Wow. What can even be said about that?
Honestly, it’s easier to ignore this issue when it’s not in your face and when no one is talking about it.
But who’s to say that they’re not? This makes me wonder more and more about the act of shadowbanning, which is the act of blocking content on social media sites in a way that the user who posted it has no idea it’s happening. The user, therefore, is the only person who can see their post. I’ve often heard people talk about not seeing a certain person’s content on their feed anymore, or have even watched people post on other platforms about switching to one site because they were blocked on another…with TEDTalks like Tufekci’s, it only makes this reality all the more scary.
Sometimes, when I’m scrolling through apps and I suddenly see a post from someone I haven’t seen on my algorithm in a while, I wonder why I haven’t seen their posts in a while. It always leads me to wonder about the amount of useless promoted posts I see on my feed over the content from people I actually care about.
Take a minute to pick up your phone and go onto the Instagram app. Scrolling for a few minutes, I can promise you that you will see an ad that you are either interested in or not interested in.
As I wrote this, my partner was scrolling through Instagram and suddenly expressed “Why would I give a crap about this?”
Which only made me think even more: What exactly is being done with the information that these algorithms collect about us? Why show us what we’re not interested in and hide the content we actually want to see from other people? For people like me, it only makes me want to use the app less and pull myself further and further into the confines of a safe space where no one can see me.
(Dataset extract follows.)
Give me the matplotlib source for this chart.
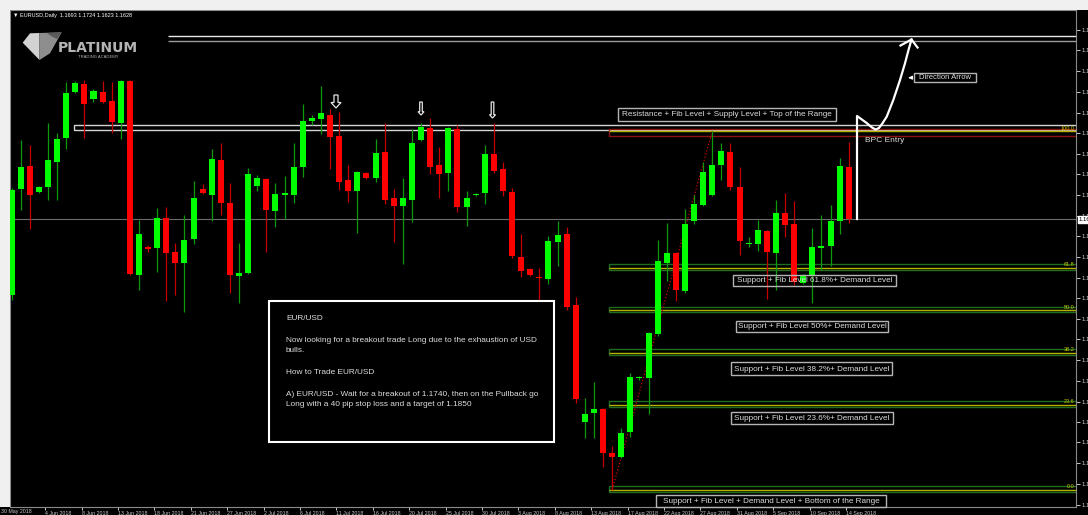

But then that also makes wonder: is that also on the algorithms agenda? To weed me, a possible anomaly to their understanding of human characteristics, out of the equation to better reach the targeted crowd?
If so or if not, then why? And why are all of these companies switching to using machine learning algorithms? Do they all have the same agenda, and if so, what is that agenda?
To control us? Manipulate what we buy and see? To what extent? Am I thinking too deeply into this? Does this make me a borderline conspirator?
Or am I simply looking too closely into it?